### PROBLEM
From the first line of the data below through the line bearing "ORGANISASI PEMERINTAH DESA</text>", reproduce each line exactly; do not include pictures.

### SUPPLIED INFORMATION
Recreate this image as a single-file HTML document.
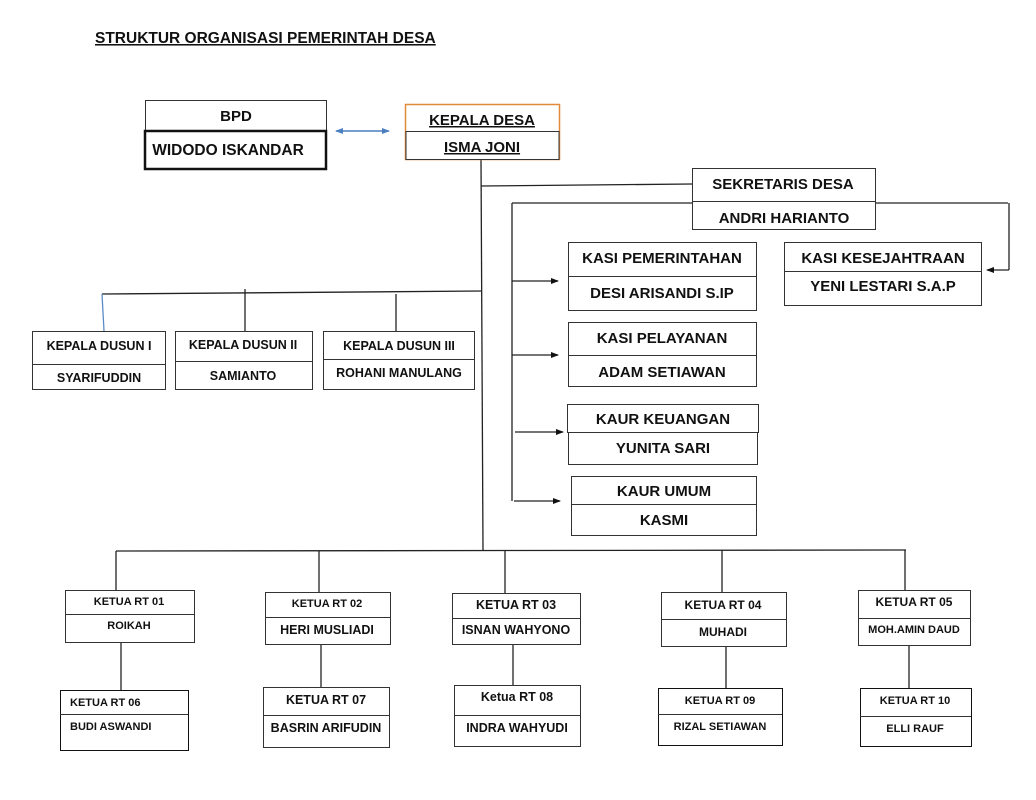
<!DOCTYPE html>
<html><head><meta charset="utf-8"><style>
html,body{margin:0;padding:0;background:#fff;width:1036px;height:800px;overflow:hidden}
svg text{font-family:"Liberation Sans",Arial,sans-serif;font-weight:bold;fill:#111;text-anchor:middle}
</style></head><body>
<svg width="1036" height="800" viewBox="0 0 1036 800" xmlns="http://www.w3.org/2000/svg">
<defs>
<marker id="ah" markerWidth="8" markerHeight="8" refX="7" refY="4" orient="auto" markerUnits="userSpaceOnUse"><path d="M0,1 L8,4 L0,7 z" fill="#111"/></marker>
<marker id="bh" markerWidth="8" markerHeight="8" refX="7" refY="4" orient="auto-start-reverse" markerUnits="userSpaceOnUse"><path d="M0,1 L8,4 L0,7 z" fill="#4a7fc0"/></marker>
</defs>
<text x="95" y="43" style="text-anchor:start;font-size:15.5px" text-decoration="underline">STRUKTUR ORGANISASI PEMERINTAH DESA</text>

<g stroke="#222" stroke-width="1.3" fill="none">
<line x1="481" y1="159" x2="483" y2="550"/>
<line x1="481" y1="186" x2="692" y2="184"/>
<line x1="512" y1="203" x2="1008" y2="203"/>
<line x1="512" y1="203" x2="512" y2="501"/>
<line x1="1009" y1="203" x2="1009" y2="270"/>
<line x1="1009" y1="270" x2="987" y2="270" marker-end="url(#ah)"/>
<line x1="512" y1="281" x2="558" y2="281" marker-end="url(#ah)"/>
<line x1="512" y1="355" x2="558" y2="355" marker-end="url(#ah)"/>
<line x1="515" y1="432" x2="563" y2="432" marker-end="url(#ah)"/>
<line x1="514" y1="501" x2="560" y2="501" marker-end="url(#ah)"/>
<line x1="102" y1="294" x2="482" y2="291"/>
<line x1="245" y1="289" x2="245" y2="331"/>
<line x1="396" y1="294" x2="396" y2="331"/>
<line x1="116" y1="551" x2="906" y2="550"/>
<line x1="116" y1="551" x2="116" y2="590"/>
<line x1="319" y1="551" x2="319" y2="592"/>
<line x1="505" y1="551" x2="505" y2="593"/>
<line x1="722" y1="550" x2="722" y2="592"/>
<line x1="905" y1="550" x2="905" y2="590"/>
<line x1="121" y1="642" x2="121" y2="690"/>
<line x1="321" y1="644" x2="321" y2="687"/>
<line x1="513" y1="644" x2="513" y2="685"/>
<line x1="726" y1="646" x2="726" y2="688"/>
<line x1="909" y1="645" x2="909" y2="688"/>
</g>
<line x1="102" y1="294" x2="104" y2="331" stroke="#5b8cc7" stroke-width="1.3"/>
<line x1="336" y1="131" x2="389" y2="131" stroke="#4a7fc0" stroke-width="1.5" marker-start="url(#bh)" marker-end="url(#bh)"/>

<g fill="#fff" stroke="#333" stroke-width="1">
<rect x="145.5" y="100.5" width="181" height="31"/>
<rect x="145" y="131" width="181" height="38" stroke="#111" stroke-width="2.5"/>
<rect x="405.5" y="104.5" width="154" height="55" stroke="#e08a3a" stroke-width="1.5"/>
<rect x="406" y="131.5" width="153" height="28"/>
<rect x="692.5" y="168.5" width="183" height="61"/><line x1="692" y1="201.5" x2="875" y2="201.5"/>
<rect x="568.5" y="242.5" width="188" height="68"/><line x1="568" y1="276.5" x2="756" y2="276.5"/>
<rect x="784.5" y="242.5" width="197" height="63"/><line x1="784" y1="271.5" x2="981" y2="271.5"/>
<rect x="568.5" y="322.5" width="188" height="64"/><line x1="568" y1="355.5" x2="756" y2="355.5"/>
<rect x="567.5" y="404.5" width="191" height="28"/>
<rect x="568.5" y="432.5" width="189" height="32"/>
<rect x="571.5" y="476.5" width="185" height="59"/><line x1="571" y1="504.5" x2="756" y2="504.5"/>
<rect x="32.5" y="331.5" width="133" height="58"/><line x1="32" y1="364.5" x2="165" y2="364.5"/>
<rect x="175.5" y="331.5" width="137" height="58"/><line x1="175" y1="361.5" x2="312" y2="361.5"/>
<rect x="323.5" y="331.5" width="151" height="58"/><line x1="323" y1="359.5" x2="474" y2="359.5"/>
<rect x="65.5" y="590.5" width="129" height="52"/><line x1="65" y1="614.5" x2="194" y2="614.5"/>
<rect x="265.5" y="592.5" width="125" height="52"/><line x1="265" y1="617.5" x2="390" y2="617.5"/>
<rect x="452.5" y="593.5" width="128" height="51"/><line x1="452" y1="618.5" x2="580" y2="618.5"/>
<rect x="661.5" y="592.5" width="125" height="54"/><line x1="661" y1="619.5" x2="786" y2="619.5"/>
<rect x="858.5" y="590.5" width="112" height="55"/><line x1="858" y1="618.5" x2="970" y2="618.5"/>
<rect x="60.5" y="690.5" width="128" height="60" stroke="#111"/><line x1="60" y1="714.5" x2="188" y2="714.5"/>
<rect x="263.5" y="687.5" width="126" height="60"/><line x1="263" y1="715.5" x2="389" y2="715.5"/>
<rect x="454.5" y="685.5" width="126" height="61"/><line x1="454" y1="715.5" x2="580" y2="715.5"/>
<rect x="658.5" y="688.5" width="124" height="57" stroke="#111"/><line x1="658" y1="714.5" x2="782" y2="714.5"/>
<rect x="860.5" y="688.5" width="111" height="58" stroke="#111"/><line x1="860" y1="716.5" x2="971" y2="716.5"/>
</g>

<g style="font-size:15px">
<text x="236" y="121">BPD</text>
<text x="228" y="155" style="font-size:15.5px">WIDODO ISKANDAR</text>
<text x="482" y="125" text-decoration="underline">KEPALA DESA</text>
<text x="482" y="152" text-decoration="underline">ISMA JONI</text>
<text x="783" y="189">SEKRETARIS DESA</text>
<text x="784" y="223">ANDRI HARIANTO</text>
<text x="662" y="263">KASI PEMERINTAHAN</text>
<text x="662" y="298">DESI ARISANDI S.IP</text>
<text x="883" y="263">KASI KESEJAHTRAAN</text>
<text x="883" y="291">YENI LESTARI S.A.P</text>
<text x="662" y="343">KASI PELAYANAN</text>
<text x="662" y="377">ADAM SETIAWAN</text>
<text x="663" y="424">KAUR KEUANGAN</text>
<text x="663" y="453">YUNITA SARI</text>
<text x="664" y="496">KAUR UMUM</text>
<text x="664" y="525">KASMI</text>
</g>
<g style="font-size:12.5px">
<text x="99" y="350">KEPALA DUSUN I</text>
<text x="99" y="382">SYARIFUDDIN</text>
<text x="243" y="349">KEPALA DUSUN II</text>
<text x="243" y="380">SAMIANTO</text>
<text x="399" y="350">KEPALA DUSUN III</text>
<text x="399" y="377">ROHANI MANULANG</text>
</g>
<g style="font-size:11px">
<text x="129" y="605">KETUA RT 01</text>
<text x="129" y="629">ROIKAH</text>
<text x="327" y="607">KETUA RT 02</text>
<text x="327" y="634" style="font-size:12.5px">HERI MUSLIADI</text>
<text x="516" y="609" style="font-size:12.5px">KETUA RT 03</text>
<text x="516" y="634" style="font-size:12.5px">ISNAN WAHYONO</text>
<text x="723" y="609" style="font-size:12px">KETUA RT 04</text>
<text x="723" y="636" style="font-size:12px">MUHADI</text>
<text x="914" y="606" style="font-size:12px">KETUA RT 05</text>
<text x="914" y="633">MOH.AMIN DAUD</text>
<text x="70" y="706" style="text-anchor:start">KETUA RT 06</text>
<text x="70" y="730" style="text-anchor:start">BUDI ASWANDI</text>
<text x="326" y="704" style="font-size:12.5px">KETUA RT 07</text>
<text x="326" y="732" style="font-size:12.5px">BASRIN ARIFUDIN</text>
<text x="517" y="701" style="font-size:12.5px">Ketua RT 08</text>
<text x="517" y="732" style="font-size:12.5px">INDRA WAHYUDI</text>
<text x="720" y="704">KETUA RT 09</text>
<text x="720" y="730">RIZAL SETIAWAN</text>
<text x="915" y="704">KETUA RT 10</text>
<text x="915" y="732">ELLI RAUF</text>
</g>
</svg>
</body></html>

### FINISHED ANSWER
Recreate this image as a single-file HTML document.
<!DOCTYPE html>
<html><head><meta charset="utf-8"><style>
html,body{margin:0;padding:0;background:#fff;width:1036px;height:800px;overflow:hidden}
svg text{font-family:"Liberation Sans",Arial,sans-serif;font-weight:bold;fill:#111;text-anchor:middle}
</style></head><body>
<svg width="1036" height="800" viewBox="0 0 1036 800" xmlns="http://www.w3.org/2000/svg">
<defs>
<marker id="ah" markerWidth="8" markerHeight="8" refX="7" refY="4" orient="auto" markerUnits="userSpaceOnUse"><path d="M0,1 L8,4 L0,7 z" fill="#111"/></marker>
<marker id="bh" markerWidth="8" markerHeight="8" refX="7" refY="4" orient="auto-start-reverse" markerUnits="userSpaceOnUse"><path d="M0,1 L8,4 L0,7 z" fill="#4a7fc0"/></marker>
</defs>
<text x="95" y="43" style="text-anchor:start;font-size:15.5px" text-decoration="underline">STRUKTUR ORGANISASI PEMERINTAH DESA</text>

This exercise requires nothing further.